Вот почему я не считаю себя вправе умолчать о событиях, свидетелем которых мне довелось быть – хотя непосредственным их участником я не был, ограничившись привычной мне ролью наблюдателя и летописца. Имеющуюся у меня информацию я хочу разделить с вами, чтобы уменьшить бремя ответственности. Ведь события и их участники имеют привычку возвращаться – в крайнем случае, после пластической операции…
В. Михайлов
ВЛАСТЕЛИН
КНИГА ПЕРВАЯ
И прочие услышат и убоятся
Никогда не знаешь, как быть с памятью. Мне она порой кажется похожей на старый наряд, последний раз надеванный тобой лет тридцать назад, а то и больше, и сейчас вдруг извлеченный из окутанных мраком глубин старого сундука, вскрытого в поисках чего–то совершенно другого. Держа этот наряд в вытянутой руке, с немалым удивлением его разглядывая, ты оторопело думаешь: что, я и в самом деле надевал такое – вызывающе–яркое, залихватски скроенное? Надевал, милый, надевал; только больше уже ты в него не влезешь, а если и подберешь живот до предела, то все равно не решишься показаться людям в таком виде. Так что единственное, что тебе остается, – это запихнуть его в самый дальний угол и продолжить охоту за тем, что тебе действительно нужно.

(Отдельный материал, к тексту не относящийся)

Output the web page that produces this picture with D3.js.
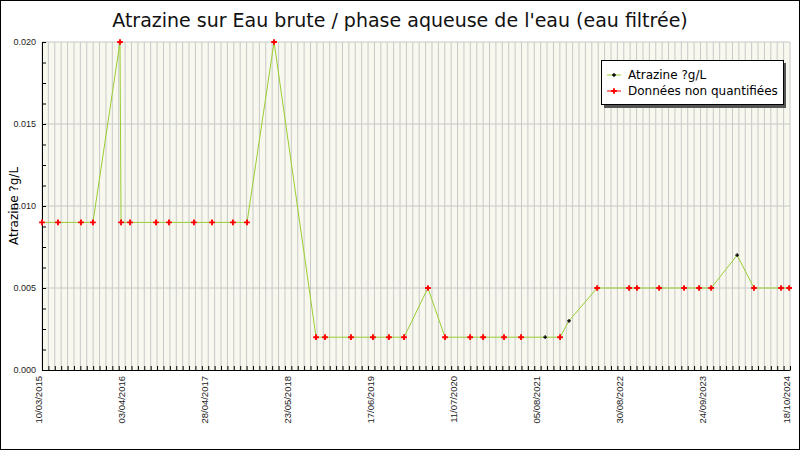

Вот так и с воспоминаниями. Когда они вдруг возникают по какой–то мне совершенно не понятной закономерности, я уже больше просто не верю, что когда–то, утонув, воскрес (ладно уж, будем называть вещи своими именами) командиром звездного экипажа в неимоверно отдаленном будущем, совершил две не очень–то простые дальние экспедиции, в ходе которых однажды ухитрился распылиться на атомы, снова воскреснуть и испытать любовь поочередно к двум женщинам, оказавшимся в конце концов одною и той же. С любовью, правда, сложнее: она продолжилась и здесь, на Земле, и продолжается сейчас – только вот ее, той женщины, больше нет со мною. И это, может быть, и есть причина того, что воспоминания причиняют боль и стараешься держать их на расстоянии; когда тебе скверно, лучше не окунаться в те времена, когда был (как теперь понимаешь) счастлив, потому что тем болезненнее будет возвращение в нынешний день.
Особенно если день этот, все наши дни оказываются такими сумасшедшими. Когда меняется все: география, психология, система ценностей, сами представления о жизни – да все меняется до полного неприятия. Чтобы жить в настоящем времени, надо держать ухо востро и как можно меньше отвлекаться от действительности, потому что возвращаться в нее каждый раз становится все труднее и рискуешь в один прекрасный миг вообще выпасть из современности – и тогда уже жить станет и вообще незачем.